Anyway, all I really knew about THE JAZZ SINGER boiled down to two words: talkie and blackface. Turns out, the film is about more than that, with a compelling story about competing duties and the realities of growing up and growing old. While Jolson´s style of musical performance doesn´t work for me (I´m more of a Crosby guy), I enjoyed the production numbers and found myself appreciating THE JAZZ SINGER as a film, and not just as a homework assignment.

So, THE JAZZ SINGER. Who knew it´d actually turn out to be a fine motion picture?

Redbelt


David Mamet´s REDBELT does all the things it sets out to do. Thanks, in part, to outstanding performances from Chiwetel Ejiofor and Emily Mortimer, it also manages to be one fine, entertaining film.
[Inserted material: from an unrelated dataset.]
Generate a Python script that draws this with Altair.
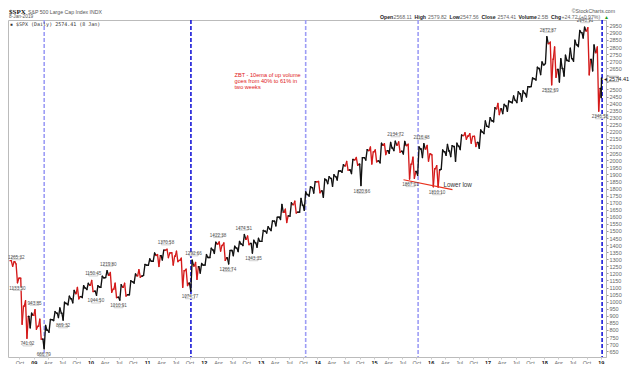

REDBELT is about the owner of a struggling judo studio (Ejiofor), long on honor and short on cash. Mortimer´s a profoundly wounded attorney who enters the studio by happenstance, but who sets in motion a potentially disastrous chain of events. Further on, when Ejiofor rescues a movie star (Tim Allen) from a bar fight, another chain of events, potentially wonderful, starts to roll.

We´ll see what happens.

What´s really interesting here is Ejiofor´s character, a guy whose profound commitment to doing the right thing makes for an unexpected (potentially) tragic flaw. Here´s a guy who plays by the rules when nobody else does, and we expect things to work out for him. But when they don´t, how much will he bend, how much of his honor is he willing to expend, to try and set things right?

Add Mortimer, whose supporting character desperately needs Ejiofor to do the right things, and we´re in for a character study of a good man whose circumstances both require him to be impossibly good and make that goodness impossible.

Combine this interesting story with Mamet´s dialogue (for which I´m a sucker), and you have an interesting, engaging, satisfying film. REDBELT crashed at the box office, but here´s hoping that it finds new life on DVD.

(Fun fact: I´m writing this in Sao Paolo, the hometown of Alice Braga, who plays Ejiofor´s wife in the film. Don´t ask me why I know these things.)